On 11/11/19 8:30 PM, Thomas Monjalon wrote:
> 11/11/2019 17:56, Ferruh Yigit:
>> On 10/18/2019 5:24 PM, Yigit, Ferruh wrote:
>>> On 8/8/2019 1:28 PM, Nilanjan Sarkar wrote:
>>>> This api is similar like api `rte_eth_tx_buffer` except it
>>>> does not attempt to flush the buffer in case buffer is full.

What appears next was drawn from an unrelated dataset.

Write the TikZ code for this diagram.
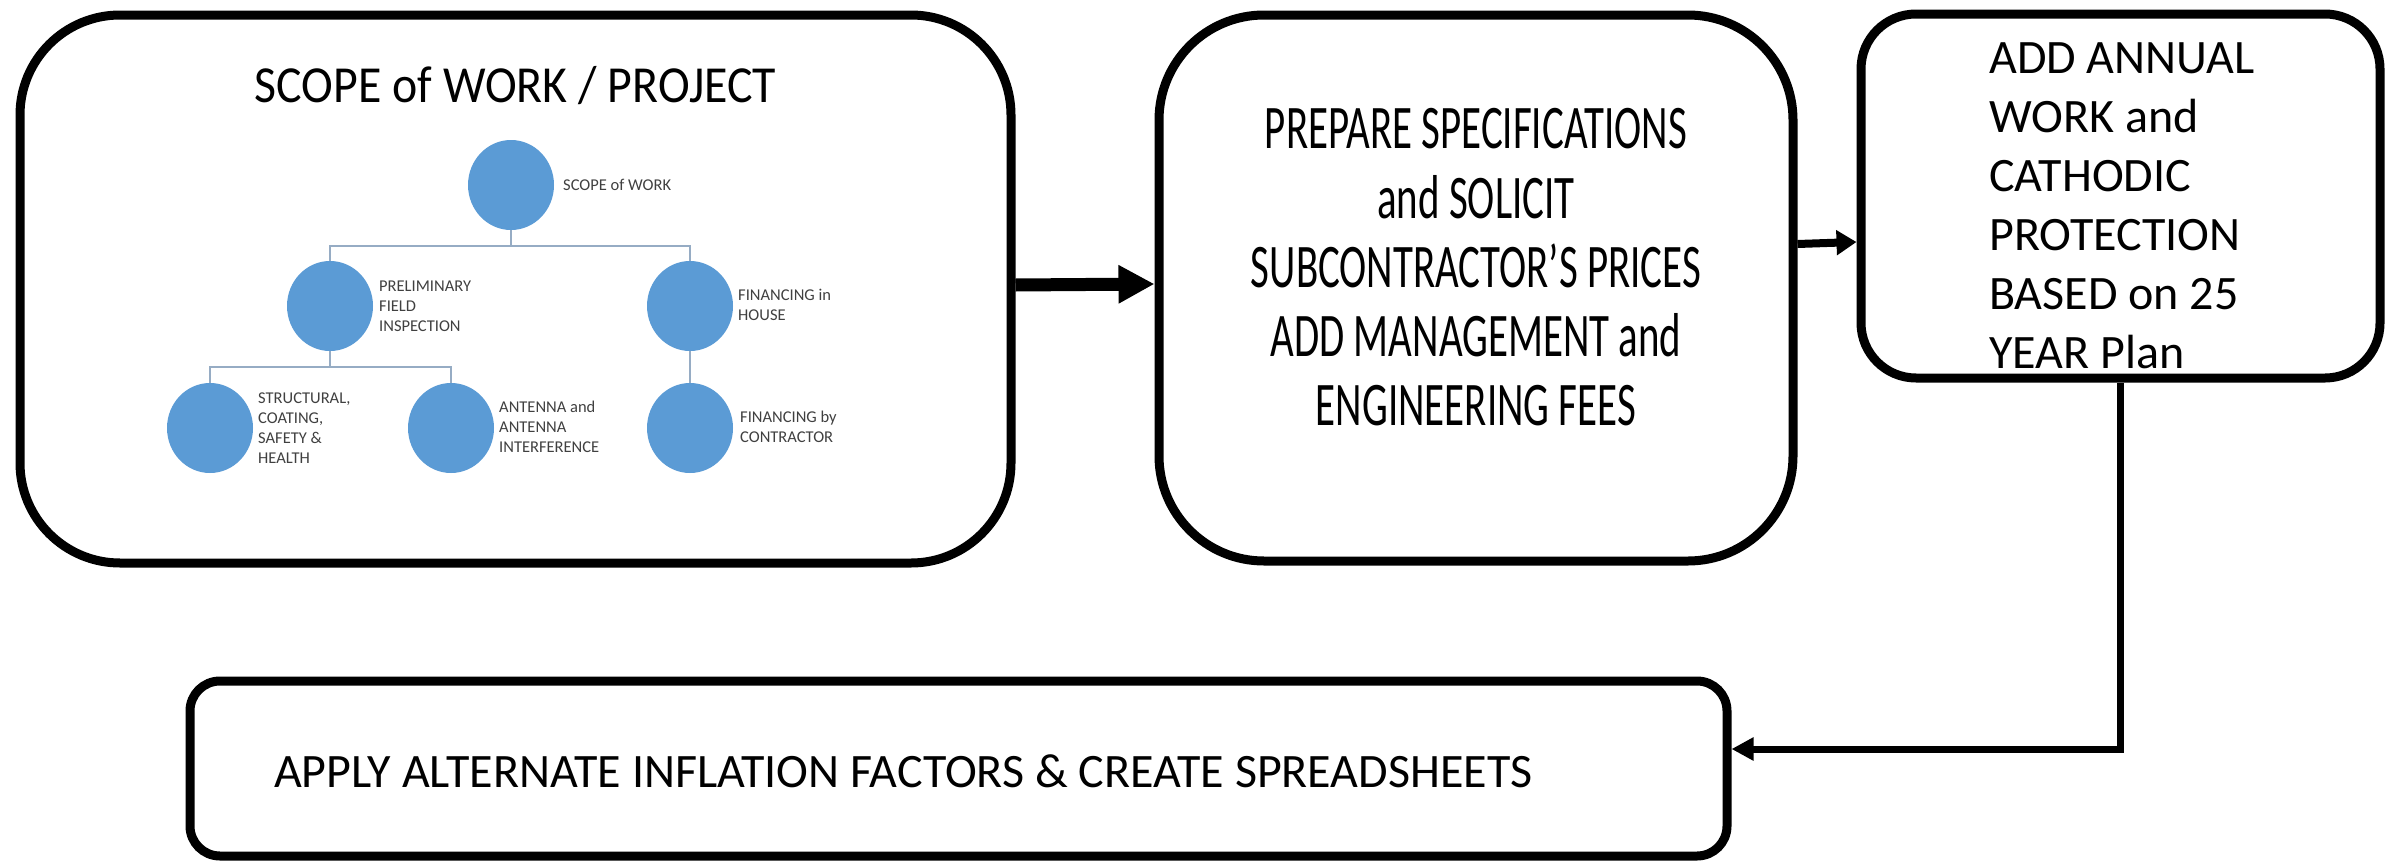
\documentclass[tikz,border=0pt]{standalone}
\usepackage{fontspec}
\setmainfont{Carlito}
\newfontfamily\narrowfont[FakeStretch=0.66]{Carlito}
\newfontfamily\titlefont[FakeStretch=0.92]{Carlito}
\usetikzlibrary{arrows.meta,shapes.geometric}
\definecolor{nodeblue}{RGB}{91,155,213}
\definecolor{treeline}{RGB}{150,172,196}
\definecolor{labelgray}{RGB}{64,64,64}

\begin{document}
\begin{tikzpicture}[x=1pt,y=-1pt,
  panel/.style={draw=black, line width=9pt, fill=white, rounded corners=#1, inner sep=0pt},
  bubble/.style={ellipse, fill=nodeblue, minimum width=86pt, minimum height=90pt, inner sep=0pt},
  tag/.style={anchor=west, align=left, inner sep=0pt, text=labelgray, font=\fontsize{16.5}{20}\selectfont},
  branch/.style={draw=treeline, line width=2pt},
  flow/.style={draw=black, line join=miter, -{Triangle[length=#1,width=#1]}},
]
\useasboundingbox (0,0) rectangle (2387,862);

% process panels
\node[panel=100pt, minimum width=991pt, minimum height=548pt] (scope) at (515.5,289) {};
\node[panel=105pt, minimum width=634pt, minimum height=546pt] (spec) at (1476,288) {};
\node[panel=55pt, minimum width=519pt, minimum height=364pt] (annual) at (2120.5,196) {};
\node[panel=30pt, minimum width=1537pt, minimum height=175pt] (apply) at (958.5,768.5) {};

% panel texts
\node[anchor=base, inner sep=0pt, font=\titlefont\fontsize{52}{62}\selectfont] (title) at (515.5,102) {SCOPE of WORK / PROJECT};
\node[anchor=center, align=center, inner sep=0pt, font=\narrowfont\fontsize{62}{69.25}\selectfont] (spectext) at (1476,267.5)
  {PREPARE SPECIFICATIONS\\and SOLICIT\\SUBCONTRACTOR’S PRICES\\ADD MANAGEMENT and\\ENGINEERING FEES};
\node[anchor=west, align=left, inner sep=0pt, font=\fontsize{48}{59}\selectfont] (annualtext) at (1989,205.6)
  {ADD ANNUAL\\WORK and\\CATHODIC\\PROTECTION\\BASED on 25\\YEAR Plan};
\node[anchor=base west, inner sep=0pt, font=\fontsize{48}{58}\selectfont] (applytext) at (274,787)
  {APPLY ALTERNATE INFLATION FACTORS \& CREATE SPREADSHEETS};

% scope of work tree
\node[bubble] (root) at (511,185) {};
\node[bubble] (pfi) at (330,306) {};
\node[bubble] (fih) at (690,306) {};
\node[bubble] (sch) at (210,428) {};
\node[bubble] (ant) at (451,428) {};
\node[bubble] (fbc) at (690,428) {};

\node[tag] (rootlbl) at (563,185) {SCOPE of WORK};
\node[tag] (pfilbl) at (379,306) {PRELIMINARY\\FIELD\\INSPECTION};
\node[tag] (fihlbl) at (738,305) {FINANCING in\\HOUSE};
\node[tag] (schlbl) at (258,428) {STRUCTURAL,\\COATING,\\SAFETY \&\\HEALTH};
\node[tag] (antlbl) at (499,427) {ANTENNA and\\ANTENNA\\INTERFERENCE};
\node[tag] (fbclbl) at (740,427) {FINANCING by\\CONTRACTOR};

\coordinate (j1) at (511,246);
\coordinate (j2) at (330,367);
\draw[branch] (root.south) -- (j1);
\draw[branch] (j1) -| (pfi.north);
\draw[branch] (j1) -| (fih.north);
\draw[branch] (pfi.south) -- (j2);
\draw[branch] (j2) -| (sch.north);
\draw[branch] (j2) -| (ant.north);
\draw[branch] (fih.south) -- (fbc.north);

% flow between panels
\draw[flow=36pt, line width=13pt] ([yshift=4pt]scope.east) -- ([yshift=4pt]spec.west);
\draw[draw=black, line width=8pt, -{Triangle[length=20pt,width=24pt]}] ([yshift=44pt]spec.east) -- ([yshift=-46pt]annual.west);
\draw[flow=22pt, line width=7pt] (annual.south) |- ([yshift=19.5pt]apply.east);
\end{tikzpicture}
\end{document}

>>>> The advantage is that, this api does not need port id and
>>>> queue id. In case port id and queue id are shared within threads
>>>> then application can not buffer a packet until it gets access
>>>> to port and queue. So this function segregate buffering
>>>> job from flushing job and thus removes dependency on port and queue.
>>>
>>> Hi Nilanjan,
>>>
>>> Sorry, the patch seems missed because of the misleading module info in the 
>>> patch
>>> title, this is not an 'eal' patch but a 'ethdev' patch ...
>>>
>>> Related to the API, it looks like target is to reduce the critical section 
>>> which
>>> looks reasonable to me.
>>>
>>> A concern is related to the making this function inline, we are discussing
>>> moving existing inline functions to regular functions, this may have 
>>> performance
>>> affect but if the drop is acceptable what about making this an ethdev API?
>>>
>>
>> There was no response on making the new proposed API a proper function.
>>
>> @Thomas, @Andrew, et al,
>>
>> What do you think about a new static inline ethdev API?
>>
>>>> +static __rte_always_inline int
>>>> +rte_eth_tx_enqueue(struct rte_eth_dev_tx_buffer *buffer, struct rte_mbuf 
>>>> *tx_pkt)
>>>> +{
>>>> +  if (buffer->length < buffer->size) {
>>>> +          buffer->pkts[buffer->length++] = tx_pkt;
>>>> +          return 0;
>>>> +  }
>>>> +
>>>> +  return -1;
>>>> +}
> 
> It looks reasonnable.
> But the function name should include _buffer_
> What about rte_eth_tx_buffer_enqueue?